Supplied data:

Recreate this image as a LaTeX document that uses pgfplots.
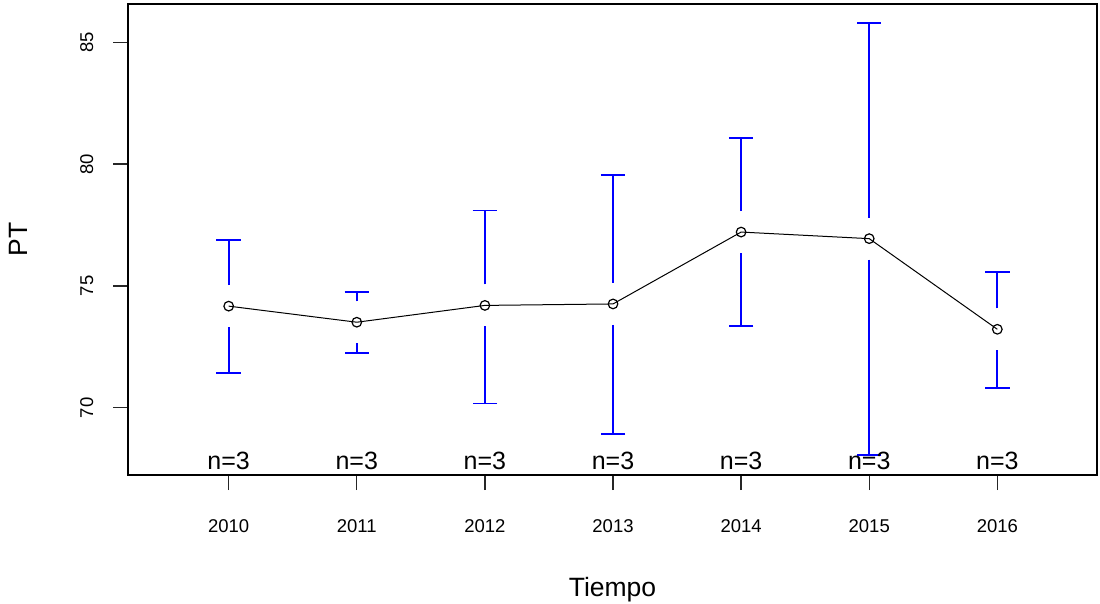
\documentclass[border=0pt]{standalone}
\usepackage{fontspec}
\setmainfont{Liberation Sans}
\usepackage{pgfplots}
\pgfplotsset{compat=1.18}
\begin{document}
\begin{tikzpicture}
\useasboundingbox (-128pt,-129pt) rectangle (972pt,475pt);
\begin{axis}[
    scale only axis,
    width=969pt, height=471pt,
    at={(0pt,0pt)}, anchor=south west,
    xmin=2009.214, xmax=2016.778,
    ymin=67.24, ymax=86.57,
    xtick={2010,2011,2012,2013,2014,2015,2016},
    ytick={70,75,80,85},
    tick pos=left,
    tick align=outside,
    major tick length=15pt,
    axis line style={line width=1.3pt},
    major tick style={line width=1.3pt, black!85},
    /pgf/number format/assume math mode=true,
    /pgf/number format/1000 sep={},
    xticklabel style={font=\fontsize{18.5}{20}\selectfont, anchor=base, yshift=-42pt},
    yticklabel style={font=\fontsize{18.5}{20}\selectfont, rotate=90, anchor=base, yshift=20pt},
    xlabel={Tiempo},
    ylabel={PT},
    xlabel style={font=\fontsize{26.5}{28}\selectfont, at={(axis description cs:0.5,-0.259)}, anchor=base},
    ylabel style={font=\fontsize{26.5}{28}\selectfont, at={(axis description cs:-0.1042,0.5)}, anchor=base},
]
% upper half of each bar (above the gap around the mean)
\addplot[draw=none, mark=none,
    error bars/.cd, y dir=plus, y explicit,
    error bar style={draw=blue, line width=1.7pt},
    error mark options={rotate=90, draw=blue, line width=1.7pt, mark size=12.2pt}]
    coordinates {
    (2010,75.03) +- (0,1.85)
    (2011,74.37) +- (0,0.37)
    (2012,75.06) +- (0,3.04)
    (2013,75.12) +- (0,4.43)
    (2014,78.07) +- (0,3.00)
    (2015,77.80) +- (0,7.98)
    (2016,74.08) +- (0,1.49)
    };
% lower half
\addplot[draw=none, mark=none,
    error bars/.cd, y dir=minus, y explicit,
    error bar style={draw=blue, line width=1.7pt},
    error mark options={rotate=90, draw=blue, line width=1.7pt, mark size=12.2pt}]
    coordinates {
    (2010,73.31) +- (0,1.89)
    (2011,72.65) +- (0,0.39)
    (2012,73.34) +- (0,3.16)
    (2013,73.40) +- (0,4.47)
    (2014,76.35) +- (0,2.99)
    (2015,76.08) +- (0,8.03)
    (2016,72.36) +- (0,1.54)
    };
% means
\addplot[black, line width=1pt, mark=o, mark size=4.8pt, mark options={line width=1.2pt}]
    coordinates {
    (2010,74.17) (2011,73.51) (2012,74.20) (2013,74.26)
    (2014,77.21) (2015,76.94) (2016,73.22)
    };
\foreach \yr in {2010,2011,2012,2013,2014,2015,2016}{
    \edef\tmp{\noexpand\node[anchor=base, font=\noexpand\fontsize{25}{27}\noexpand\selectfont] at (axis cs:\yr,67.475) {n=3};}
    \tmp
}
\end{axis}
\end{tikzpicture}
\end{document}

Directive:
Exactly as written, return every line of the listing, but not the pictures.

Answer in full:
Recreate this image as a LaTeX document that uses pgfplots.
\documentclass[border=0pt]{standalone}
\usepackage{fontspec}
\setmainfont{Liberation Sans}
\usepackage{pgfplots}
\pgfplotsset{compat=1.18}
\begin{document}
\begin{tikzpicture}
\useasboundingbox (-128pt,-129pt) rectangle (972pt,475pt);
\begin{axis}[
    scale only axis,
    width=969pt, height=471pt,
    at={(0pt,0pt)}, anchor=south west,
    xmin=2009.214, xmax=2016.778,
    ymin=67.24, ymax=86.57,
    xtick={2010,2011,2012,2013,2014,2015,2016},
    ytick={70,75,80,85},
    tick pos=left,
    tick align=outside,
    major tick length=15pt,
    axis line style={line width=1.3pt},
    major tick style={line width=1.3pt, black!85},
    /pgf/number format/assume math mode=true,
    /pgf/number format/1000 sep={},
    xticklabel style={font=\fontsize{18.5}{20}\selectfont, anchor=base, yshift=-42pt},
    yticklabel style={font=\fontsize{18.5}{20}\selectfont, rotate=90, anchor=base, yshift=20pt},
    xlabel={Tiempo},
    ylabel={PT},
    xlabel style={font=\fontsize{26.5}{28}\selectfont, at={(axis description cs:0.5,-0.259)}, anchor=base},
    ylabel style={font=\fontsize{26.5}{28}\selectfont, at={(axis description cs:-0.1042,0.5)}, anchor=base},
]
% upper half of each bar (above the gap around the mean)
\addplot[draw=none, mark=none,
    error bars/.cd, y dir=plus, y explicit,
    error bar style={draw=blue, line width=1.7pt},
    error mark options={rotate=90, draw=blue, line width=1.7pt, mark size=12.2pt}]
    coordinates {
    (2010,75.03) +- (0,1.85)
    (2011,74.37) +- (0,0.37)
    (2012,75.06) +- (0,3.04)
    (2013,75.12) +- (0,4.43)
    (2014,78.07) +- (0,3.00)
    (2015,77.80) +- (0,7.98)
    (2016,74.08) +- (0,1.49)
    };
% lower half
\addplot[draw=none, mark=none,
    error bars/.cd, y dir=minus, y explicit,
    error bar style={draw=blue, line width=1.7pt},
    error mark options={rotate=90, draw=blue, line width=1.7pt, mark size=12.2pt}]
    coordinates {
    (2010,73.31) +- (0,1.89)
    (2011,72.65) +- (0,0.39)
    (2012,73.34) +- (0,3.16)
    (2013,73.40) +- (0,4.47)
    (2014,76.35) +- (0,2.99)
    (2015,76.08) +- (0,8.03)
    (2016,72.36) +- (0,1.54)
    };
% means
\addplot[black, line width=1pt, mark=o, mark size=4.8pt, mark options={line width=1.2pt}]
    coordinates {
    (2010,74.17) (2011,73.51) (2012,74.20) (2013,74.26)
    (2014,77.21) (2015,76.94) (2016,73.22)
    };
\foreach \yr in {2010,2011,2012,2013,2014,2015,2016}{
    \edef\tmp{\noexpand\node[anchor=base, font=\noexpand\fontsize{25}{27}\noexpand\selectfont] at (axis cs:\yr,67.475) {n=3};}
    \tmp
}
\end{axis}
\end{tikzpicture}
\end{document}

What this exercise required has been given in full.